## DATA EXTRACT
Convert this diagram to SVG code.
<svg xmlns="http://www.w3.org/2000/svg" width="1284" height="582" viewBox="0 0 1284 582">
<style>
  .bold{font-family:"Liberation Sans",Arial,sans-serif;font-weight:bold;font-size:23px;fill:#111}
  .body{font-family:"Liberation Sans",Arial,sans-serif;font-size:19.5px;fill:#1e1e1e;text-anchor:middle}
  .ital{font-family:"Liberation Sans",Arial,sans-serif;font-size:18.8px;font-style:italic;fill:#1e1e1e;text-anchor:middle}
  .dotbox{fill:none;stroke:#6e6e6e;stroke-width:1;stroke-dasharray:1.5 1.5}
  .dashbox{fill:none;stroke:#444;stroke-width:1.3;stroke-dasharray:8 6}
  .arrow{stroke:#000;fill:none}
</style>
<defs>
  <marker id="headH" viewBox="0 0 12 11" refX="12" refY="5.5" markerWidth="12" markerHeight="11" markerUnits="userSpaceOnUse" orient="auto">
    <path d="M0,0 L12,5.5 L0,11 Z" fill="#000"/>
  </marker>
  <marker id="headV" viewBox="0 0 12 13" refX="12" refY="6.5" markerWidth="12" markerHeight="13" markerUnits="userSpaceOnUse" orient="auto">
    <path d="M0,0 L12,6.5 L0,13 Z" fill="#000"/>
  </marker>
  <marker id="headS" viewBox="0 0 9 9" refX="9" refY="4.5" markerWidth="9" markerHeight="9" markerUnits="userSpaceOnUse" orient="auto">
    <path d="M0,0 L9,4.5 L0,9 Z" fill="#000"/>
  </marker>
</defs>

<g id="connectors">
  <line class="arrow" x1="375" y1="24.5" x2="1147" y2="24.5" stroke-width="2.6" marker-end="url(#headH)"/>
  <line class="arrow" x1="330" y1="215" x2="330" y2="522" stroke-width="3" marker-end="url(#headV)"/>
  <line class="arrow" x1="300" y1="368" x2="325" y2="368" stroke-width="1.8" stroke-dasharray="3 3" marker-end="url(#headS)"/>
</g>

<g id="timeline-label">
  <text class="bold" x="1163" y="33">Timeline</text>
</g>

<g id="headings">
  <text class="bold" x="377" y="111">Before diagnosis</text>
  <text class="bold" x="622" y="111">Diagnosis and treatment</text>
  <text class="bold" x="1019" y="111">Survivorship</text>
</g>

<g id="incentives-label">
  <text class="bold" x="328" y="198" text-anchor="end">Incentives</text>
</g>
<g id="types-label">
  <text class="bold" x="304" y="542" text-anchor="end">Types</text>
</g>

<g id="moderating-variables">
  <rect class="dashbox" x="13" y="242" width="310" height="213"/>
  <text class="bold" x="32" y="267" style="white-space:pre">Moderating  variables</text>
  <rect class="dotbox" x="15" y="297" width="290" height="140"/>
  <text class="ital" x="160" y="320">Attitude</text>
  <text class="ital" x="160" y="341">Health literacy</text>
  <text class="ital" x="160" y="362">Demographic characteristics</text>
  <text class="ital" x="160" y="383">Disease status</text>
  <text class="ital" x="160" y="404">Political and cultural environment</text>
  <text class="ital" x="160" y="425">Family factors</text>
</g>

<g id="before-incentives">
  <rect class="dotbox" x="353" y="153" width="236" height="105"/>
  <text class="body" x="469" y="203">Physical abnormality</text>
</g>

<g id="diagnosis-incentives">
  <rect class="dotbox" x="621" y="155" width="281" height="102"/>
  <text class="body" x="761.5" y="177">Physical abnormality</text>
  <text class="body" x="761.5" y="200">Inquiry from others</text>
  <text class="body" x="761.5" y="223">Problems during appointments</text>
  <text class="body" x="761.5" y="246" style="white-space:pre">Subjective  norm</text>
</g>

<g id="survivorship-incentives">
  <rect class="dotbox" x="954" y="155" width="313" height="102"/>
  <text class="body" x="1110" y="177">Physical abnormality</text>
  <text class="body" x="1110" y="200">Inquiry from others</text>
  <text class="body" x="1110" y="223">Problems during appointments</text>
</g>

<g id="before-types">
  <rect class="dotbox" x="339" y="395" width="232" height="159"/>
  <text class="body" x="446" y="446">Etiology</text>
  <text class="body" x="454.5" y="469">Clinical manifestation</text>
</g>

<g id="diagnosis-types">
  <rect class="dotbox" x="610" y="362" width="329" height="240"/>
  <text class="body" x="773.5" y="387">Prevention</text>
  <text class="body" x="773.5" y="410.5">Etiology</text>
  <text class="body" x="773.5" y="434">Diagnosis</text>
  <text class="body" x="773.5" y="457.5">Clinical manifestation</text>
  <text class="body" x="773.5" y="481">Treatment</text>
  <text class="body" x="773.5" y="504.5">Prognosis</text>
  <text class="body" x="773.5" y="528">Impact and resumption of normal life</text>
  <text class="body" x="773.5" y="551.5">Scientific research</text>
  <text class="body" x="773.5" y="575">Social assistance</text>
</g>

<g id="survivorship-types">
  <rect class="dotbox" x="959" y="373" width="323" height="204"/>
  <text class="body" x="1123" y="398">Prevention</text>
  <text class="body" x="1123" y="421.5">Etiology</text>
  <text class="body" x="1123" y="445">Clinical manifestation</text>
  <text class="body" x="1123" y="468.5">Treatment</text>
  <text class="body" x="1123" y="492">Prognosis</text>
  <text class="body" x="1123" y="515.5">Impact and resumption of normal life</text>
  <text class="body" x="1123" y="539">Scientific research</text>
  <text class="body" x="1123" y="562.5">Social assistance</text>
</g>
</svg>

## WRITTEN REQUEST
Copy all of the data. Keep every word exactly as it is.

## THE REPLY
Convert this diagram to SVG code.
<svg xmlns="http://www.w3.org/2000/svg" width="1284" height="582" viewBox="0 0 1284 582">
<style>
  .bold{font-family:"Liberation Sans",Arial,sans-serif;font-weight:bold;font-size:23px;fill:#111}
  .body{font-family:"Liberation Sans",Arial,sans-serif;font-size:19.5px;fill:#1e1e1e;text-anchor:middle}
  .ital{font-family:"Liberation Sans",Arial,sans-serif;font-size:18.8px;font-style:italic;fill:#1e1e1e;text-anchor:middle}
  .dotbox{fill:none;stroke:#6e6e6e;stroke-width:1;stroke-dasharray:1.5 1.5}
  .dashbox{fill:none;stroke:#444;stroke-width:1.3;stroke-dasharray:8 6}
  .arrow{stroke:#000;fill:none}
</style>
<defs>
  <marker id="headH" viewBox="0 0 12 11" refX="12" refY="5.5" markerWidth="12" markerHeight="11" markerUnits="userSpaceOnUse" orient="auto">
    <path d="M0,0 L12,5.5 L0,11 Z" fill="#000"/>
  </marker>
  <marker id="headV" viewBox="0 0 12 13" refX="12" refY="6.5" markerWidth="12" markerHeight="13" markerUnits="userSpaceOnUse" orient="auto">
    <path d="M0,0 L12,6.5 L0,13 Z" fill="#000"/>
  </marker>
  <marker id="headS" viewBox="0 0 9 9" refX="9" refY="4.5" markerWidth="9" markerHeight="9" markerUnits="userSpaceOnUse" orient="auto">
    <path d="M0,0 L9,4.5 L0,9 Z" fill="#000"/>
  </marker>
</defs>

<g id="connectors">
  <line class="arrow" x1="375" y1="24.5" x2="1147" y2="24.5" stroke-width="2.6" marker-end="url(#headH)"/>
  <line class="arrow" x1="330" y1="215" x2="330" y2="522" stroke-width="3" marker-end="url(#headV)"/>
  <line class="arrow" x1="300" y1="368" x2="325" y2="368" stroke-width="1.8" stroke-dasharray="3 3" marker-end="url(#headS)"/>
</g>

<g id="timeline-label">
  <text class="bold" x="1163" y="33">Timeline</text>
</g>

<g id="headings">
  <text class="bold" x="377" y="111">Before diagnosis</text>
  <text class="bold" x="622" y="111">Diagnosis and treatment</text>
  <text class="bold" x="1019" y="111">Survivorship</text>
</g>

<g id="incentives-label">
  <text class="bold" x="328" y="198" text-anchor="end">Incentives</text>
</g>
<g id="types-label">
  <text class="bold" x="304" y="542" text-anchor="end">Types</text>
</g>

<g id="moderating-variables">
  <rect class="dashbox" x="13" y="242" width="310" height="213"/>
  <text class="bold" x="32" y="267" style="white-space:pre">Moderating  variables</text>
  <rect class="dotbox" x="15" y="297" width="290" height="140"/>
  <text class="ital" x="160" y="320">Attitude</text>
  <text class="ital" x="160" y="341">Health literacy</text>
  <text class="ital" x="160" y="362">Demographic characteristics</text>
  <text class="ital" x="160" y="383">Disease status</text>
  <text class="ital" x="160" y="404">Political and cultural environment</text>
  <text class="ital" x="160" y="425">Family factors</text>
</g>

<g id="before-incentives">
  <rect class="dotbox" x="353" y="153" width="236" height="105"/>
  <text class="body" x="469" y="203">Physical abnormality</text>
</g>

<g id="diagnosis-incentives">
  <rect class="dotbox" x="621" y="155" width="281" height="102"/>
  <text class="body" x="761.5" y="177">Physical abnormality</text>
  <text class="body" x="761.5" y="200">Inquiry from others</text>
  <text class="body" x="761.5" y="223">Problems during appointments</text>
  <text class="body" x="761.5" y="246" style="white-space:pre">Subjective  norm</text>
</g>

<g id="survivorship-incentives">
  <rect class="dotbox" x="954" y="155" width="313" height="102"/>
  <text class="body" x="1110" y="177">Physical abnormality</text>
  <text class="body" x="1110" y="200">Inquiry from others</text>
  <text class="body" x="1110" y="223">Problems during appointments</text>
</g>

<g id="before-types">
  <rect class="dotbox" x="339" y="395" width="232" height="159"/>
  <text class="body" x="446" y="446">Etiology</text>
  <text class="body" x="454.5" y="469">Clinical manifestation</text>
</g>

<g id="diagnosis-types">
  <rect class="dotbox" x="610" y="362" width="329" height="240"/>
  <text class="body" x="773.5" y="387">Prevention</text>
  <text class="body" x="773.5" y="410.5">Etiology</text>
  <text class="body" x="773.5" y="434">Diagnosis</text>
  <text class="body" x="773.5" y="457.5">Clinical manifestation</text>
  <text class="body" x="773.5" y="481">Treatment</text>
  <text class="body" x="773.5" y="504.5">Prognosis</text>
  <text class="body" x="773.5" y="528">Impact and resumption of normal life</text>
  <text class="body" x="773.5" y="551.5">Scientific research</text>
  <text class="body" x="773.5" y="575">Social assistance</text>
</g>

<g id="survivorship-types">
  <rect class="dotbox" x="959" y="373" width="323" height="204"/>
  <text class="body" x="1123" y="398">Prevention</text>
  <text class="body" x="1123" y="421.5">Etiology</text>
  <text class="body" x="1123" y="445">Clinical manifestation</text>
  <text class="body" x="1123" y="468.5">Treatment</text>
  <text class="body" x="1123" y="492">Prognosis</text>
  <text class="body" x="1123" y="515.5">Impact and resumption of normal life</text>
  <text class="body" x="1123" y="539">Scientific research</text>
  <text class="body" x="1123" y="562.5">Social assistance</text>
</g>
</svg>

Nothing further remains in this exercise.